31st.—Read Littleton’s sermon on the necessity of well husbanding our time. It is excellent, he has thoughts and modes of expanding his observations that are beyond the common run. Laid aside Dr. More on the ‘Immortality of the Soul;’ he gets so high in the region of fancy, and is so full of jargon and supposition, under the formula of demonstrations, that I am disgusted with his farrago; and [there is] so much on witches, apparitions, &c., as to be mere rubbish.

Read Sherlock’s sixth sermon on the ‘Immortality of the Soul,’ which is an admirable one. I see plainly from what I feel upon occasion of the severe, dreadfully severe misfortune that I have met with, that under great afflictions there can be no real consolation but in religion. I have mused and meditated much on what philosophy, as it is called, could afford in such an exigency, but the amount would be no more than the employment of the mind, and preventing its dwelling without interruption on the loss sustained, the comfort to be drawn from it would be weak and vain; but the Gospel offers considerations which bear immediately on the source of the evil; affords matter of consolation in the certainty of another life, and in those promises which meet the yearnings of the distempered soul; diffuses a calm and quiet resignation to the Divine will, under the pleasing hope of seeing those again in the next world whom we have loved tenderly in this. To me it seems that when this wish is founded on a virtuous object here as that of a parent and a child, the very hope is an argument in its favour, because it is perfectly consistent with infinite benevolence to grant it—and the desire must be universal in every human mind.

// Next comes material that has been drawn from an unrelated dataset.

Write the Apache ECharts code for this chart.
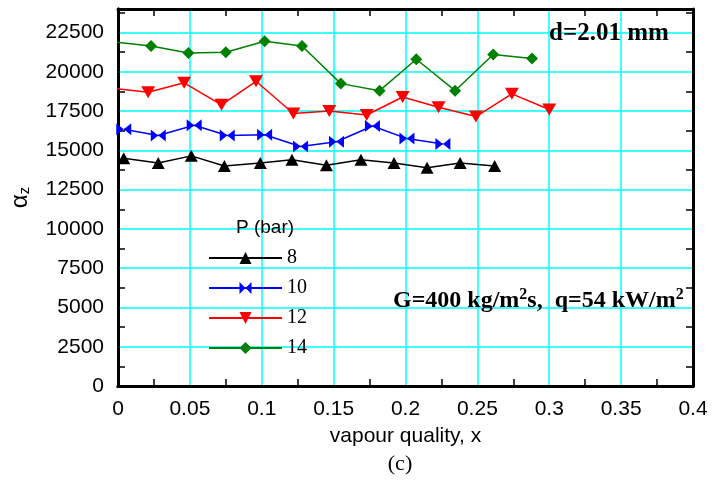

August 1.—Read about half of Sherlock on ‘Immortality,’ but my patience was then quite exhausted; the verbiage is such that it sickens one, though I approve the doctrine entirely and agree with him in everything. What a loss! that excellent books for matter should be so written, or rather spun into such endless circumlocutions that time is wasted for want of compression. Read three or four sermons of Littleton—clear, lucid, and impressive.

At night a Dane came, recommended by Sir J. Sinclair. Unfortunate to all my feelings. I refuse dining with all my friends, and to be tormented with a trifler who can speak neither French nor English.

My mind is in a state that cannot bear interruption. I love to mope alone, and reflect on my misery.